WASHINGTON D.C. – The cause of death for a police officer, a New Jersey native, who succumbed after the Capitol Hill riots was released on Monday, reports say.
Capitol Police Officer Brian Sicknick had several strokes hours after he battled with a pro-Trump mob during the Jan. 6 riot and died of natural causes, according to The New York Times.
The autopsy also found no evidence that Sicknick had an allergic reaction to chemicals but the medical examiner, Francisco J. Diaz, told The Washington Post: “All that transpired played a role in his condition.”
Sicknick died from acute brainstem and “cerebellar infarcts” due to basilar artery thrombosis, according to The New York Times, otherwise known as strokes.
The FBI arrested two men and charged them with assault against Sicknick. The New Jersey native, who grew up in South River, was among several officers who were assaulted in connection to the riot. At least five rioters died in the takeover.
The two men, Julian Elie Khater, 32, of State College, Pa., and George Pierre Tanios, 39, of Morgantown, West Virgina, were arrested last month and charged with conspiring to injure officers and assaulting federal officers, according to a release from the U.S. Attorney’s Office.
Khater was arrested as he disembarked from an airplane at Newark Airport. Tanios was arrested at his home in West Virginia. Khater pleaded not guilty. He is represented by Benedict and Altman, a New Brunswick law firm.

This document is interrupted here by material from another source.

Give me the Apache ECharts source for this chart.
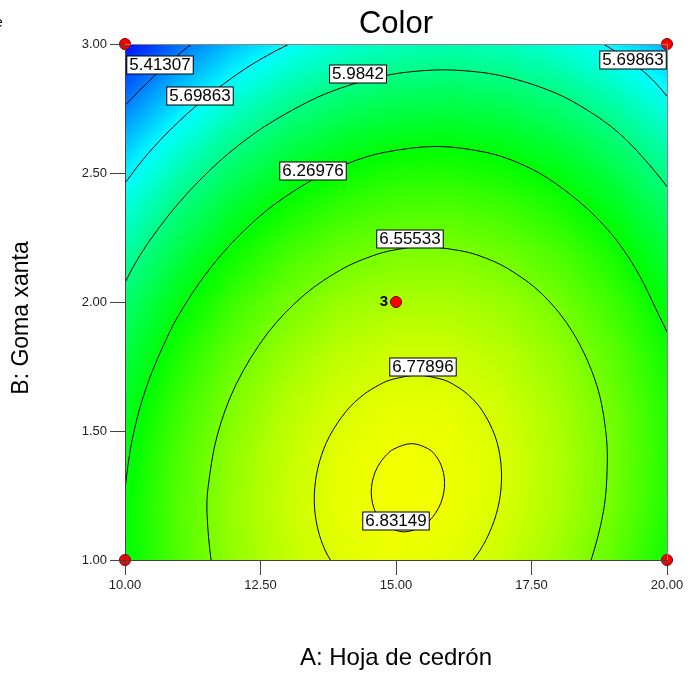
<!DOCTYPE html>
<html><head><meta charset="utf-8">
<script src="https://cdn.jsdelivr.net/npm/echarts/dist/echarts.min.js"></script>
<style>html,body{margin:0;padding:0;background:#fff}#c{width:690px;height:675px}</style>
</head><body><div id="c"></div>
<script>
// ---- data ----
const xTicks = [10, 12.5, 15, 17.5, 20];
const yTicks = [1, 1.5, 2, 2.5, 3];
const gridA = [10, 11, 12, 13, 14, 15, 16, 17, 18, 19, 20];
const gridB = [1.0, 1.2, 1.4, 1.6, 1.8, 2.0, 2.2, 2.4, 2.6, 2.8, 3.0];
// surface values, rows = gridB (1.0 -> 3.0), columns = gridA (10 -> 20)
const surface = [
  [6.268, 6.461, 6.613, 6.722, 6.790, 6.815, 6.799, 6.740, 6.640, 6.497, 6.313],
  [6.274, 6.471, 6.626, 6.738, 6.809, 6.838, 6.825, 6.770, 6.673, 6.534, 6.353],
  [6.253, 6.454, 6.612, 6.728, 6.803, 6.835, 6.825, 6.773, 6.680, 6.544, 6.366],
  [6.207, 6.410, 6.572, 6.692, 6.769, 6.805, 6.799, 6.750, 6.660, 6.528, 6.354],
  [6.134, 6.341, 6.506, 6.629, 6.710, 6.749, 6.746, 6.701, 6.614, 6.485, 6.314],
  [6.034, 6.244, 6.413, 6.539, 6.624, 6.666, 6.667, 6.625, 6.542, 6.416, 6.249],
  [5.908, 6.122, 6.294, 6.424, 6.511, 6.557, 6.561, 6.523, 6.443, 6.321, 6.157],
  [5.756, 5.973, 6.148, 6.281, 6.373, 6.422, 6.429, 6.394, 6.318, 6.199, 6.038],
  [5.577, 5.797, 5.976, 6.113, 6.207, 6.260, 6.271, 6.239, 6.166, 6.051, 5.893],
  [5.372, 5.596, 5.778, 5.918, 6.016, 6.072, 6.086, 6.058, 5.988, 5.876, 5.722],
  [5.140, 5.367, 5.553, 5.696, 5.798, 5.857, 5.875, 5.850, 5.784, 5.675, 5.525]
];
// contour lines [A, B]
const contour541307 = [[10,2.762],[10.265,2.82],[10.559,2.88],[10.878,2.94],[11.227,3.0]];
const contour569863a = [[10,2.460],[10.443,2.58],[10.896,2.68],[11.421,2.78],[12.048,2.88],[12.494,2.94],[13.030,3.0]];
const contour569863b = [[18.825,3.0],[19.270,2.94],[19.640,2.88],[20,2.797]];
const contour59842 = [[10,2.075],[10.273,2.18],[10.600,2.28],[10.976,2.38],[11.416,2.48],[11.935,2.58],[12.574,2.68],[13.416,2.78],[13.992,2.83],[14.644,2.87],[15.171,2.89],[15.876,2.8998],[16.573,2.89],[17.083,2.87],[17.702,2.83],[18.238,2.78],[18.970,2.68],[19.470,2.58],[20,2.447]];
const contour626976 = [[10.010,1.0],[9.979,1.18],[10.004,1.28],[10.145,1.48],[10.411,1.68],[10.815,1.88],[11.078,1.98],[11.391,2.08],[11.762,2.18],[12.212,2.28],[12.769,2.38],[13.513,2.48],[14.145,2.54],[14.786,2.58],[15.755,2.603],[16.660,2.58],[17.250,2.54],[17.800,2.48],[18.430,2.38],[18.910,2.28],[19.270,2.18],[19.550,2.08],[19.780,1.98],[20,1.884]];
const contour655533 = [[11.588,1.0],[11.513,1.18],[11.532,1.28],[11.698,1.48],[12.048,1.68],[12.634,1.88],[13.320,2.03],[14.025,2.13],[14.580,2.18],[14.928,2.20],[15.500,2.215],[16.150,2.20],[16.530,2.18],[17.060,2.13],[17.700,2.03],[18.270,1.88],[18.700,1.68],[18.880,1.48],[18.890,1.32],[18.820,1.18],[18.600,1.0]];
const contour677896 = [[13.790,1.0],[13.612,1.08],[13.507,1.18],[13.501,1.28],[13.587,1.38],[13.774,1.48],[14.094,1.58],[14.397,1.64],[14.699,1.68],[14.931,1.70],[15.396,1.716],[15.849,1.70],[16.065,1.68],[16.335,1.64],[16.588,1.58],[16.828,1.48],[16.933,1.38],[16.939,1.28],[16.853,1.18],[16.666,1.08],[16.424,1.0]];
const contour683149 = [[15.151,1.109],[15.480,1.13],[15.650,1.16],[15.782,1.20],[15.858,1.24],[15.893,1.28],[15.890,1.32],[15.846,1.36],[15.748,1.40],[15.602,1.43],[15.289,1.451],[14.960,1.43],[14.790,1.40],[14.658,1.36],[14.582,1.32],[14.547,1.28],[14.550,1.24],[14.594,1.20],[14.692,1.16],[14.838,1.13],[15.151,1.109]];
const contourLabels = [[10.646,2.919,'5.41307'],[11.384,2.798,'5.69863'],[19.373,2.938,'5.69863'],[14.299,2.884,'5.9842'],[13.469,2.508,'6.26976'],[15.258,2.244,'6.55533'],[15.498,1.748,'6.77896'],[15.0,1.151,'6.83149']];
const designPoints = [[10,1],[10,3],[20,1],[20,3]];
const centerPoint = [15,2];
const centerRuns = '3';
const titleText = 'Color';
const xTitle = 'A: Hoja de cedr\u00f3n';
const yTitle = 'B: Goma xanta';

// ---- colour ramp (style) ----
const rampV = [5.12, 5.70, 6.28, 6.86];
const rampC = [[0,0,255],[0,255,255],[0,255,0],[255,255,0]];
function ramp(v){
  if (v <= rampV[0]) return 'rgb(0,0,255)';
  for (let i=0;i<rampV.length-1;i++){
    if (v <= rampV[i+1]){
      const t=(v-rampV[i])/(rampV[i+1]-rampV[i]);
      const a=rampC[i], b=rampC[i+1];
      return 'rgb('+Math.round(a[0]+(b[0]-a[0])*t)+','+Math.round(a[1]+(b[1]-a[1])*t)+','+Math.round(a[2]+(b[2]-a[2])*t)+')';
    }
  }
  return 'rgb(255,255,0)';
}

const cells = [];
for (let j=0;j<gridB.length-1;j++){
  for (let i=0;i<gridA.length-1;i++){
    cells.push([gridA[i],gridB[j],gridA[i+1],gridB[j+1],surface[j][i],surface[j][i+1],surface[j+1][i],surface[j+1][i+1]]);
  }
}

function renderCell(params, api){
  const p0 = api.coord([api.value(0), api.value(1)]);
  const p1 = api.coord([api.value(2), api.value(3)]);
  const x0=p0[0], yb=p0[1], x1=p1[0], yt=p1[1];
  const W=x1-x0, H=yb-yt;
  const v00=api.value(4), v10=api.value(5), v01=api.value(6), v11=api.value(7);
  const vc=(v00+v10+v01+v11)/4;
  const gx=((v10+v11)-(v00+v01))/2/W;
  const gy=-((v01+v11)-(v00+v10))/2/H;
  const g=Math.sqrt(gx*gx+gy*gy);
  const cx=(x0+x1)/2, cy=(yb+yt)/2;
  let fill;
  if (g < 1e-9){ fill = ramp(vc); }
  else {
    const t=Math.sqrt(W*W+H*H)/2+1;
    const ux=gx/g, uy=gy/g;
    const stops=[];
    for (let k=0;k<=8;k++){
      const off=k/8;
      stops.push({offset:off, color:ramp(vc+(2*off-1)*t*g)});
    }
    fill={type:'linear', x:cx-ux*t, y:cy-uy*t, x2:cx+ux*t, y2:cy+uy*t, colorStops:stops, global:true};
  }
  return {type:'rect', shape:{x:x0-0.6, y:yt-0.6, width:W+1.2, height:H+1.2}, style:{fill:fill, stroke:null}};
}

// smooth curve through the contour's points (drawing only)
function smoothPath(P){
  const n=P.length;
  const closed = n>2 && Math.abs(P[0][0]-P[n-1][0])<0.01 && Math.abs(P[0][1]-P[n-1][1])<0.01;
  const unit=(v)=>{const l=Math.hypot(v[0],v[1])||1; return [v[0]/l,v[1]/l];};
  const T=[];
  for (let i=0;i<n;i++){
    let prev = i>0 ? P[i-1] : (closed ? P[n-2] : null);
    let next = i<n-1 ? P[i+1] : (closed ? P[1] : null);
    if (prev && next) T.push(unit([next[0]-prev[0], next[1]-prev[1]]));
    else T.push(null);
  }
  if (!closed){
    if (n>2){
      const u0=unit([P[1][0]-P[0][0],P[1][1]-P[0][1]]);
      T[0]=unit([2*u0[0]-T[1][0], 2*u0[1]-T[1][1]]);
      const un=unit([P[n-1][0]-P[n-2][0],P[n-1][1]-P[n-2][1]]);
      T[n-1]=unit([2*un[0]-T[n-2][0], 2*un[1]-T[n-2][1]]);
    } else {
      const u=unit([P[1][0]-P[0][0],P[1][1]-P[0][1]]); T[0]=u; T[1]=u;
    }
  }
  let d='M'+P[0][0].toFixed(2)+' '+P[0][1].toFixed(2);
  for (let i=0;i<n-1;i++){
    const a=P[i], b=P[i+1];
    const L=Math.hypot(b[0]-a[0], b[1]-a[1])/3;
    d+=' C'+(a[0]+T[i][0]*L).toFixed(2)+' '+(a[1]+T[i][1]*L).toFixed(2)+' '
         +(b[0]-T[i+1][0]*L).toFixed(2)+' '+(b[1]-T[i+1][1]*L).toFixed(2)+' '
         +b[0].toFixed(2)+' '+b[1].toFixed(2);
  }
  return d;
}
function contourSeries(name, pts){
  return {name:name, type:'custom', data:pts, encode:{x:0, y:1}, clip:true, z:3, silent:true,
    renderItem:function(params, api){
      if (params.dataIndex !== 0) return null;
      const P = pts.map(p=>api.coord(p));
      return {type:'path', shape:{pathData:smoothPath(P)}, style:{fill:null, stroke:'#000', lineWidth:1}};
    }};
}

const FONT = "'Liberation Sans', Arial, sans-serif";
const chart = echarts.init(document.getElementById('c'), null, {renderer:'canvas'});
chart.setOption({
  animation:false,
  backgroundColor:'#fff',
  grid:{left:125, right:23, top:44, bottom:115, show:false},
  xAxis:[{
    type:'value', min:xTicks[0], max:xTicks[xTicks.length-1], interval:xTicks[1]-xTicks[0], z:10,
    axisLine:{show:true, lineStyle:{color:'#444', width:1}},
    axisTick:{show:true, length:15, lineStyle:{color:'#444'}},
    axisLabel:{margin:19, fontSize:13, color:'#222', fontFamily:FONT, formatter:v=>v.toFixed(2)},
    splitLine:{show:false}
  },{
    type:'value', position:'top', min:xTicks[0], max:xTicks[xTicks.length-1], z:10,
    axisLine:{show:true, lineStyle:{color:'#888', width:1}}, axisTick:{show:false}, axisLabel:{show:false}, splitLine:{show:false}
  }],
  yAxis:[{
    type:'value', min:yTicks[0], max:yTicks[yTicks.length-1], interval:yTicks[1]-yTicks[0], z:10,
    axisLine:{show:true, lineStyle:{color:'#444', width:1}},
    axisTick:{show:true, length:15, lineStyle:{color:'#444'}},
    axisLabel:{margin:18, fontSize:13, color:'#222', fontFamily:FONT, formatter:v=>v.toFixed(2)},
    splitLine:{show:false}
  },{
    type:'value', position:'right', min:yTicks[0], max:yTicks[yTicks.length-1], z:10,
    axisLine:{show:true, lineStyle:{color:'#888', width:1}}, axisTick:{show:false}, axisLabel:{show:false}, splitLine:{show:false}
  }],
  series:[
    {type:'custom', data:cells, renderItem:renderCell, encode:{x:[0,2], y:[1,3]}, clip:true, z:1, silent:true},
    contourSeries('5.41307', contour541307),
    contourSeries('5.69863a', contour569863a),
    contourSeries('5.69863b', contour569863b),
    contourSeries('5.9842', contour59842),
    contourSeries('6.26976', contour626976),
    contourSeries('6.55533', contour655533),
    contourSeries('6.77896', contour677896),
    contourSeries('6.83149', contour683149),
    {type:'scatter', data:contourLabels, symbolSize:0, z:5, silent:true, clip:false,
      itemStyle:{opacity:1},
      label:{show:true, position:'inside', formatter:p=>p.data[2], color:'#000', fontSize:17, fontFamily:FONT, opacity:1,
        backgroundColor:'#ffffff', borderColor:'#000', borderWidth:1, padding:[1,2,0,2], lineHeight:16}},
    {type:'scatter', data:designPoints.concat([centerPoint]), symbolSize:11, z:6, silent:true, clip:false,
      itemStyle:{color:'#ff0000', borderColor:'#700', borderWidth:1, opacity:1},
      label:{show:true, position:'left', distance:2, fontWeight:'bold', fontSize:15, color:'#000', fontFamily:FONT,
        formatter:p=>(p.data[0]===centerPoint[0]&&p.data[1]===centerPoint[1])?centerRuns:''}}
  ],
  graphic:[
    {type:'text', x:396, y:24, style:{text:titleText, font:'31px '+FONT, fill:'#000', align:'center', verticalAlign:'middle', textAlign:'center', textVerticalAlign:'middle'}},
    {type:'text', x:396, y:658, style:{text:xTitle, font:'24px '+FONT, fill:'#000', align:'center', verticalAlign:'middle', textAlign:'center', textVerticalAlign:'middle'}},
    {type:'text', x:22, y:318, rotation:Math.PI/2, style:{text:yTitle, font:'23px '+FONT, fill:'#000', align:'center', verticalAlign:'middle', textAlign:'center', textVerticalAlign:'middle'}},
    {type:'text', x:-5, y:23, style:{text:'e', font:'14px '+FONT, fill:'#000', align:'left', verticalAlign:'middle', textAlign:'left', textVerticalAlign:'middle'}}
  ]
});
</script></body></html>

Khater and Tanios were at the U.S. Capitol on Jan. 6th and were observed in video footage working together to assault law enforcement officers with an unknown chemical substance by spraying officers directly in the face and eyes, according to the release.
During the investigation, law enforcement discovered video that depicted Khater asking Tanios to “give me that bear s**t,” the release said
Tanios replied, “Hold on, hold on, not yet, not yet… it’s still early.” Khater then retrieved a canister from Tanios’ backpack and walked through the crowd to within a few steps of the police perimeter, the release said.
The video shows Khater with his right arm up high in the air, appearing to be holding a canister in his right hand and aiming it at the officers’ direction while moving his right arm from side to side, the release said.
The complaint affidavit states that Sicknick, who was standing within a few feet of Khater, reacted to being sprayed in the face. The officers retreated, bringing their hands to their faces and rushing to find water to wash out their eyes, the release said.
Sicknick died the next day at a hospital, said Capitol Police at the time. After engaging with protesters, he collapsed later in the day back at his office. He was then taken to a hospital, where he died at 9:30 p.m. the following night, Jan. 7, according to Capitol Police.
In the hours following the melee, anonymous law enforcement officers told the New York Times that protesters hit Sicknick with a fire extinguisher. However, Sicknick’s family later pushed back on that account, saying they had no confirmation that happened.
“He texted me last night and said, ‘I got pepper-sprayed twice,’ and he was in good shape,” said his brother, Ken Sicknick, according to a statement the family put out and reported by ProPublica. “Apparently he collapsed in the Capitol and they resuscitated him using CPR.”
The next day, the family heard things took an unexpected turn for the worst: Sicknick had a blood clot and had had a stroke; he was on a ventilator.
He died later that night.
Sicknick grew up in South River and is an Iraq War veteran. He also graduated from Middlesex County vo-tech schools, which planted a tree in his memory after he was killed.
Sicknick graduated from the Middlesex County Vocational and Technical School – East Brunswick campus on June 18, 1997. From an early age, he expressed his desire to serve in law enforcement, said Middlesex County Commissioner Ronald Rios at the time of his death. The East Brunswick school said they will be planting an oak tree on the campus in his honor.
“During his four years, Brian was well-liked by the faculty, who described him as a fine student and a kind young man,” said Rios.
Sicknick joined the Capitol Hill Police in July 2008 and most recently served in the department’s First Responder’s Unit.
Before joining the Capitol Police, Sicknick also served with the New Jersey Air National Guard. He was deployed with the 108th Security Force Squadron, 108th Wing, at Joint Base McGuire-Dix-Lakehurst. He was also deployed overseas twice in the Middle East, first in Operation Southern Watch and then in the Iraq War during Operation Enduring Freedom.